La ley de Bruce
Springsteen impone su proverbial oficio en un abarrotado Estadi Ciutat de València
A las 22 horas y 16 minutos, con un entusiasta "Bona nit València" y los primeros acordes de John Henry, dio inicio el rockero de New Jersey al más multitudinario de los conciertos de su periplo estatal. Más de treinta años de espera bien valían la pena: los colapsados aledaños del coliseo levantinista, las bocas de metro que no cesaban de escupir gente y las colas kilométricas ya dentro del recinto para consumir bebidas eran la prueba más gráfica de la expectación levantada por la primera visita de El Boss (hagamos valer el tópico una vez más) a Valencia. Muy pocas veces tiene esta ciudad la ocasión de atraer a casi 30.000 personas a un espectáculo musical, entre ellos mucha gente venida de Barcelona, Madrid y otros rincones del Estado, que veía en esta cita la única ocasión de conseguir entrada para ver a alguien que las suele agotar en cuestión de horas.
Flanqueando el enorme escenario, dos enormes pantallas y sendas banderas, la española y la norteamericana, junto a la enseña de We Shall Ovecome: The Seeger Sessions, el álbum que era objeto de presentación. Sobre el estrado, una decoración a medio camino entre el western crepuscular (iluminación en tonos rojizos) y una solemnidad que remitía al The Last Waltz que Martin Scorsese filmara para The Band (tres enormes lámparas de época y amplios cortinajes) hace tres décadas. Y bajo tal marco, una enorme banda de 17 miembros con los que recrear el cancionero éticamente comprometido del veterano folk singer Pete Seeger, reivindicado a la vez como una celebración del vasto acervo musical norteamericano y como recordatorio, tristemente necesario, de la necesidad de compromiso del artista ante los excesos autoritarios de unos gobernantes huérfanos de sentido común, verbigracia la actual Administración americana.
Y lo que podría ser un simple capricho de estrella de vuelta de todo no es en sus manos más que una exultante explosión de folk, country, gospel y swing. Temas como Jesse James, Old Dan Tucker o Jacob's Ladder sonaron henchidos por banjos, violines, pianos y sobre todo una lustrosa sección de vientos, pero la recompensa para el fan de largo recorrido venía servida, si bien en muy pequeñas dosis, en bandeja de plata: una remozada Johhny 99, una nutrida y aligerada de drama The River, una Open All Night convertida en atronador rock'n'roll o una sobriamente majestuosa My City of Ruins.

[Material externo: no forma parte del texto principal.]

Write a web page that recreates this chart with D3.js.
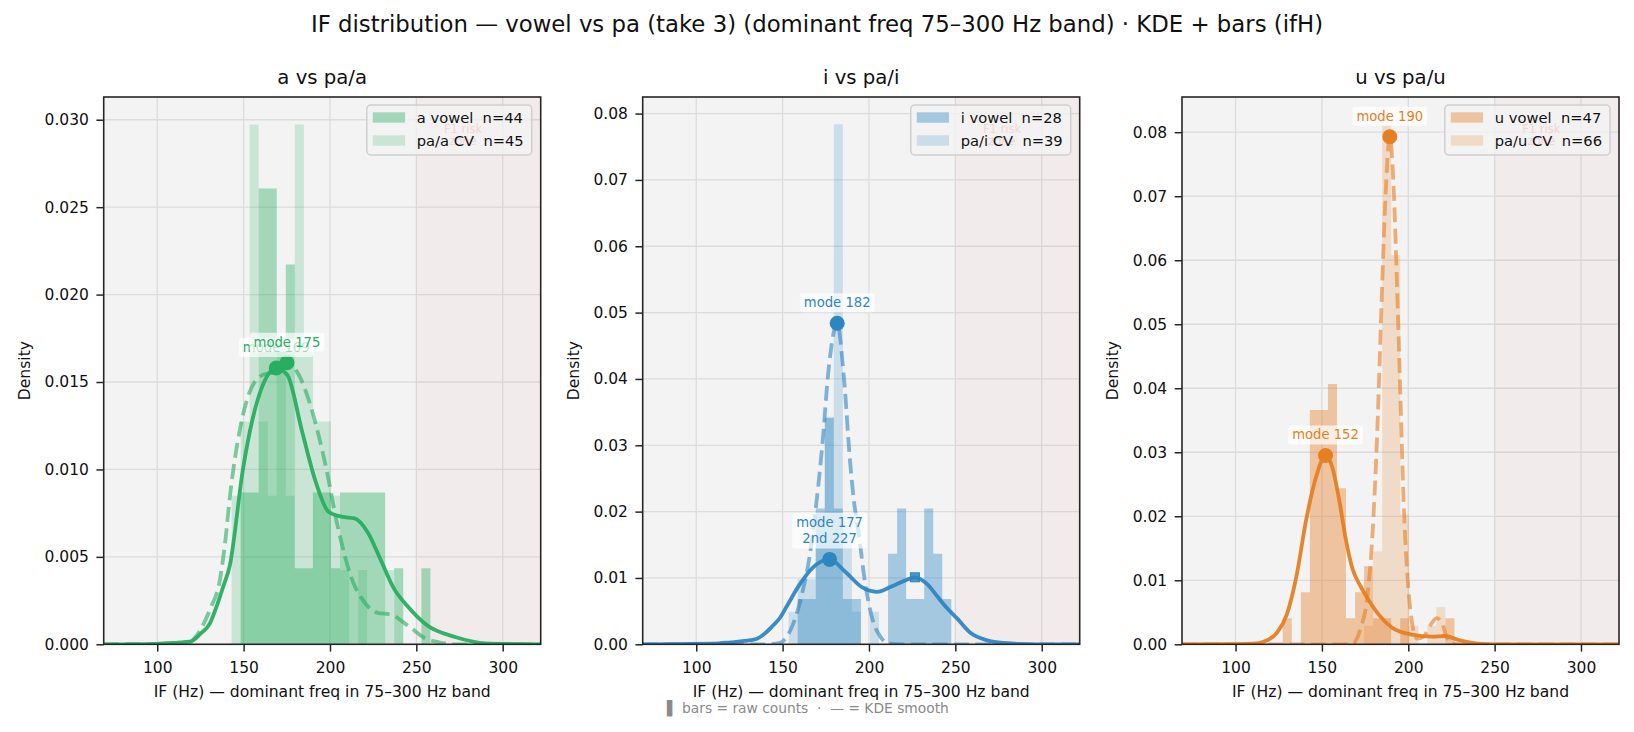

Con todas ellas y muchas más conformó el norteamericano casi dos horas y media de rock comprometido con su presente y respetuoso con su pasado, vital, popular en su mejor acepción y cercano. Sobre cualquier escenario, Springsteen hace valer el peso de su ley. Y casi treinta mil almas lo disfrutaron, seducidos además por la promesa (¿la cumplirá algún día?) de un regreso no muy lejano.